LOOBY, KEITH (1940-)
"Creation Of The World” (1967)
ink on paper
41.5 x 44cm
signed lower
*exhibited at Macquarie Galleries
*exhibited at Anne Von Bertouch Gallery
Looby is a prominent, award-winning Australian Artist. He studied at East Sydney Technical College (now The National Art School) from 1955 to 1959, where his teachers included John Passmore and he soon became part of the Sydney Push. He travelled overseas in 1960 and lived in Italy and London until 1967. In 1964, he held his first solo exhibition at the Carpini Gallery, Rome. An elaborate pencil drawing was exhibited at the Royal Academy, London in the 1960s. Looby produced two books of drawings and illustrations on the history of Australia: The History of Australia in 1976, with poet David Campbell, representing the history of Australia up to the arrival of the English, with songs and poems inspired by the drawings and by Aboriginal myths and rock engravings of the Sydney Hawkesbury area; and Black and white history of Australia in 1979, in which he interprets aspects of Australian history, beginning with Indigenous Australia before European settlement on Aboriginal Australia, among other episodes of foundational mythology, Ned Kelly, The Goldfields, The Bush etc.
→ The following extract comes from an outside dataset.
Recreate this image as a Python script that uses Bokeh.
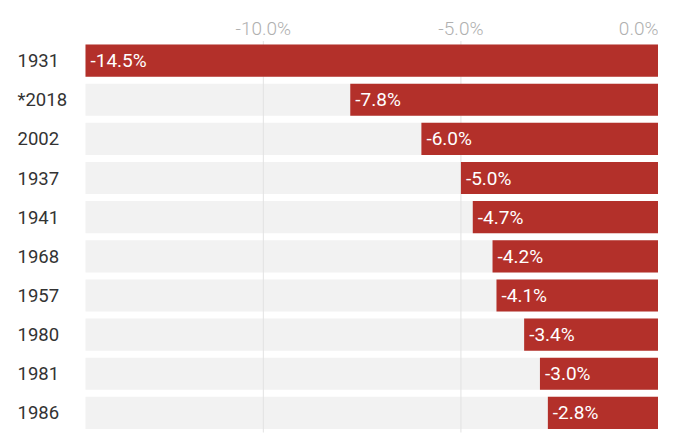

A regular finalist in the Archibald Prize, he won the Blake Prize for Religious Art in 1973 and the Sulman Prize in 1974. In 1981, Looby received an Australia Council New York studio residency, whilst in 1973–1974 he was artist in residence at the Australian National University. In 1992, Looby was named Canberra Artist of the Year. He is represented in most Australian National Galleries.